+++ Material provided +++

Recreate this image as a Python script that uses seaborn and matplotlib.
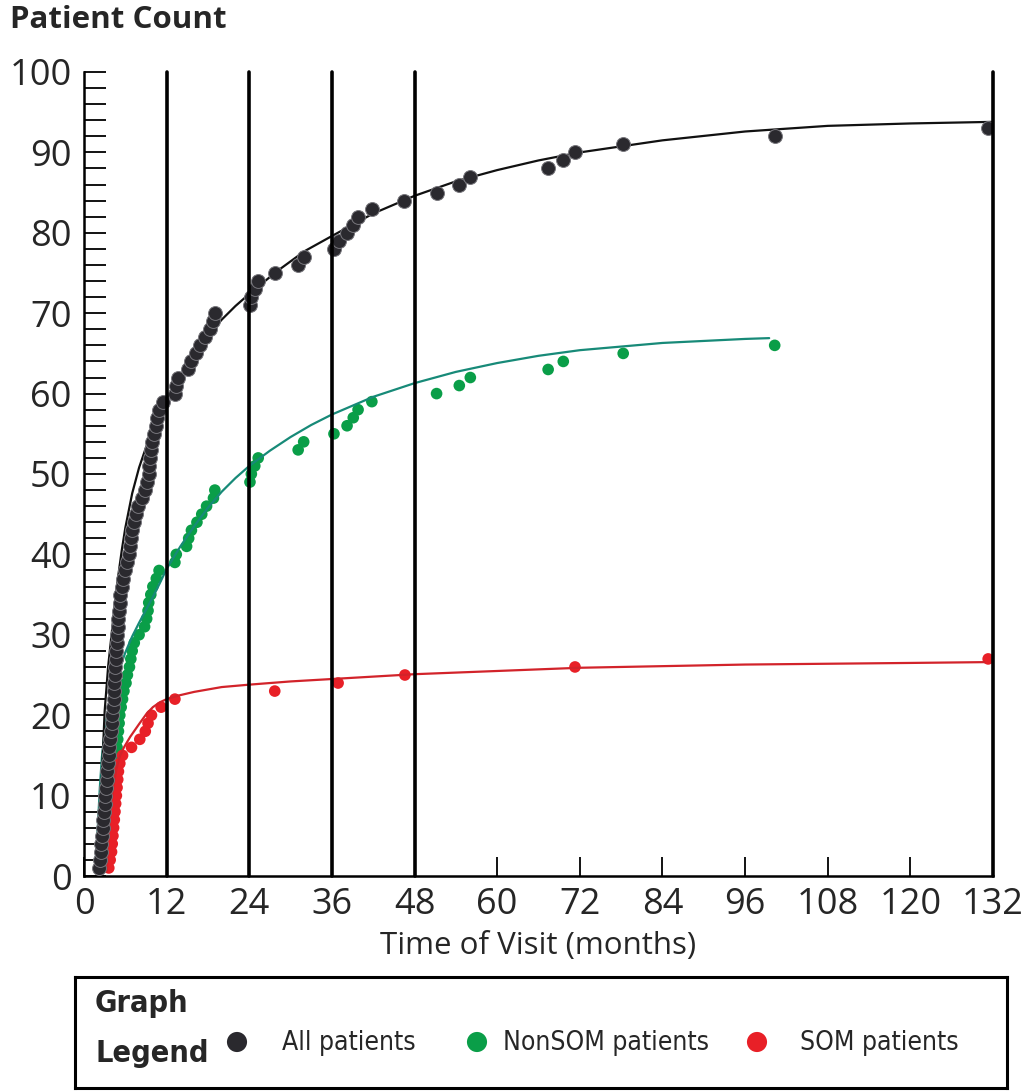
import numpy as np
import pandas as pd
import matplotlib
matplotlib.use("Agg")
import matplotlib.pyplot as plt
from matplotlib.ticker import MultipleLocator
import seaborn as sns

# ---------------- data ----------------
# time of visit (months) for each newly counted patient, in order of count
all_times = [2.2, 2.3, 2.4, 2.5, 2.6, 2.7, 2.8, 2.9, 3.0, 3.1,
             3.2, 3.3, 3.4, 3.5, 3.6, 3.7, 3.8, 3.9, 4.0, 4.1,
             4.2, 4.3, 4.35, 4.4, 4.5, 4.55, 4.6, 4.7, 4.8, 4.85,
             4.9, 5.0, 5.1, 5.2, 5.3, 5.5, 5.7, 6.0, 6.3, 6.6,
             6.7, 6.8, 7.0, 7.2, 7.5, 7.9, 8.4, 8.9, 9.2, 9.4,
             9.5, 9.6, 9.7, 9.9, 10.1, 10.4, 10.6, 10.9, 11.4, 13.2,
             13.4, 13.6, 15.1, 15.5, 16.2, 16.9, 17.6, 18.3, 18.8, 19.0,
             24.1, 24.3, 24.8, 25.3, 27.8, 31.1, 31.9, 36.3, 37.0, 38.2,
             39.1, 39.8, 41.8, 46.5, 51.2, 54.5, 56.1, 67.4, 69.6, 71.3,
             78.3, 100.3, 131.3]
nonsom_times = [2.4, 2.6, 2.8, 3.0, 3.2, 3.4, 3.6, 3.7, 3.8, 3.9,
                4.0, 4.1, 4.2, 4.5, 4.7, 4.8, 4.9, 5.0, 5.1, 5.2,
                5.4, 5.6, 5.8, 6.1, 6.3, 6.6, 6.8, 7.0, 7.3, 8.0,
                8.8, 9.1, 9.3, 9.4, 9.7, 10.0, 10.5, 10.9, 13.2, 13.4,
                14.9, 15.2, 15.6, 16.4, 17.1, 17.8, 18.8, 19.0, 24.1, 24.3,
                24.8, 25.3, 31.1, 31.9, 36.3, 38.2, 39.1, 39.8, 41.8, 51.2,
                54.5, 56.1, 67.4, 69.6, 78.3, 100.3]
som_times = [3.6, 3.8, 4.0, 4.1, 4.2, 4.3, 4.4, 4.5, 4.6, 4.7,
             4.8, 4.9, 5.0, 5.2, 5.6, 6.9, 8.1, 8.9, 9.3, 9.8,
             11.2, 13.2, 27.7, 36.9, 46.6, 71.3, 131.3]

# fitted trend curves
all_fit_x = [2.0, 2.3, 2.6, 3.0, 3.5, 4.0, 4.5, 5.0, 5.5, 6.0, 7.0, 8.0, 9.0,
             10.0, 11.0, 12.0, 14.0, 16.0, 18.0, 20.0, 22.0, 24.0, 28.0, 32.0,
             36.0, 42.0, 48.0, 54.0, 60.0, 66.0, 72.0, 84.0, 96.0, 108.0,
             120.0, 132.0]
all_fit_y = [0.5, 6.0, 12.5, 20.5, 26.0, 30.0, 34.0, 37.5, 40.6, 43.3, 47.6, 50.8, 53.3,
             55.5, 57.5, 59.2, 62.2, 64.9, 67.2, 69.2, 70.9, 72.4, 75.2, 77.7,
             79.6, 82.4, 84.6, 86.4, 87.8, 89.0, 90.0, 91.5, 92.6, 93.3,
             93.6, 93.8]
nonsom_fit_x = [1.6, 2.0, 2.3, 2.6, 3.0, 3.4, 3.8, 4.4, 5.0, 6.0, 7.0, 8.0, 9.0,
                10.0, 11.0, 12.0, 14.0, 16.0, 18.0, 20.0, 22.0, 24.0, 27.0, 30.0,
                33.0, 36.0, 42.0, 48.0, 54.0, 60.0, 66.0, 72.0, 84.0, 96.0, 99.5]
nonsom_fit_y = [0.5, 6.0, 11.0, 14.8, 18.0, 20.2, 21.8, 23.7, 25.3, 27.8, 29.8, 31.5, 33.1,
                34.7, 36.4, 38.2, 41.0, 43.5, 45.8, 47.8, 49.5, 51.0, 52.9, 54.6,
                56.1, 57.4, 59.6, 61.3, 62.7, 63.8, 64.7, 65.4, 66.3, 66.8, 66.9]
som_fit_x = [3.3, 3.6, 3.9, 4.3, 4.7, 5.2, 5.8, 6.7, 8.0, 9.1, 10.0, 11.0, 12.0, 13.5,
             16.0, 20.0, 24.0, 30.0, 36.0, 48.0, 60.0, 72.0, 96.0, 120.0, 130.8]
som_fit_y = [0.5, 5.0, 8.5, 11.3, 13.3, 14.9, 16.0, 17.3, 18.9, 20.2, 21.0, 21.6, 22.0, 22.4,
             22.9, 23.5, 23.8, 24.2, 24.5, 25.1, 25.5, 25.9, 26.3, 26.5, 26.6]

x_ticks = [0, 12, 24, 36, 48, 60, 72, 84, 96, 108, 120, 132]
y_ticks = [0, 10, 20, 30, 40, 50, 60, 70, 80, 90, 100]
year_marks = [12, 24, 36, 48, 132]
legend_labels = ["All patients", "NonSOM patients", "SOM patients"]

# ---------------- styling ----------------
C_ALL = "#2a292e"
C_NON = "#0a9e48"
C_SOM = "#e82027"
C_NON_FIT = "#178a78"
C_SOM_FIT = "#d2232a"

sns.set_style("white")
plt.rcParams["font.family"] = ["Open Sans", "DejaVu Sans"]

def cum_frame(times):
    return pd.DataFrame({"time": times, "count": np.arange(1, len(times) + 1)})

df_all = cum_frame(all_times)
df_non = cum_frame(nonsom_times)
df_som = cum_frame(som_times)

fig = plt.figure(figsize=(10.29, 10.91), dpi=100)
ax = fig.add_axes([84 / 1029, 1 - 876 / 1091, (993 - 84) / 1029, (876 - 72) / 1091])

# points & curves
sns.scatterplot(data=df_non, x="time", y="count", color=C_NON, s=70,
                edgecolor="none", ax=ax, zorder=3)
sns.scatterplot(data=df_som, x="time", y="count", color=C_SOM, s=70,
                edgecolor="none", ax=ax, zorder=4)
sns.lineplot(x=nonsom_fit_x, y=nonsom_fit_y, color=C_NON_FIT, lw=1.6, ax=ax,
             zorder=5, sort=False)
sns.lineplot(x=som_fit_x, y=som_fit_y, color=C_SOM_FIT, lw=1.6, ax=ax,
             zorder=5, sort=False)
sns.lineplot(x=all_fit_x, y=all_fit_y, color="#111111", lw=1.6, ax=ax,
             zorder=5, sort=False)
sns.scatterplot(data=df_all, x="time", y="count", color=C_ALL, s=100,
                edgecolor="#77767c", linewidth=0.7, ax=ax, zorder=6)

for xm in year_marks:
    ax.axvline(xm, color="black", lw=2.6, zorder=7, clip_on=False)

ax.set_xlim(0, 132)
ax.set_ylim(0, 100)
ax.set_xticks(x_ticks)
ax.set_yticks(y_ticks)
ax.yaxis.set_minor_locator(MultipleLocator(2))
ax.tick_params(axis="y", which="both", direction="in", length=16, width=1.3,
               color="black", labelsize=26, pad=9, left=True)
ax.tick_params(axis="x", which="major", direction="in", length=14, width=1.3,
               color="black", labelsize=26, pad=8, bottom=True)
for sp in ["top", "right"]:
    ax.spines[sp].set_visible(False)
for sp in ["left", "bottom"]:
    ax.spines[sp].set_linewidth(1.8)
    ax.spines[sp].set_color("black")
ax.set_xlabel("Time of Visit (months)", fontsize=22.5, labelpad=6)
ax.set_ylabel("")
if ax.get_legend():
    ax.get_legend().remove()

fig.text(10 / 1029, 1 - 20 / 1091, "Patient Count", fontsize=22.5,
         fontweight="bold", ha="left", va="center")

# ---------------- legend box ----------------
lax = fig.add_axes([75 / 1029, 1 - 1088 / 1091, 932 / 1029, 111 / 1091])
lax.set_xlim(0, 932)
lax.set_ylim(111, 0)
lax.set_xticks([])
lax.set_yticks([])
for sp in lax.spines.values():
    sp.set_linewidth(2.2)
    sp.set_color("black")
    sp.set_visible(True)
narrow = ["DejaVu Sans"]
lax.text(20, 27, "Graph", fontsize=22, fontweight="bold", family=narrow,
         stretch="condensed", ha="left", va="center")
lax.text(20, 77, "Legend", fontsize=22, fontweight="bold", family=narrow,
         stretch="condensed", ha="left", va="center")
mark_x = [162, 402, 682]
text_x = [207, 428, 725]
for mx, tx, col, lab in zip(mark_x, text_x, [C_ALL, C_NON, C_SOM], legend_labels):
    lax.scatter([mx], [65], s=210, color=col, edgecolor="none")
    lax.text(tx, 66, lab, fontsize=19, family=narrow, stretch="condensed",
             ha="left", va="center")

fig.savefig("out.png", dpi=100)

+++

Problem to solve:
Repeat only the lines between the start of the data and the line with "import seaborn as sns", including those two lines, and skip the pictures.

Solution for this exercise:
Recreate this image as a Python script that uses seaborn and matplotlib.
import numpy as np
import pandas as pd
import matplotlib
matplotlib.use("Agg")
import matplotlib.pyplot as plt
from matplotlib.ticker import MultipleLocator
import seaborn as sns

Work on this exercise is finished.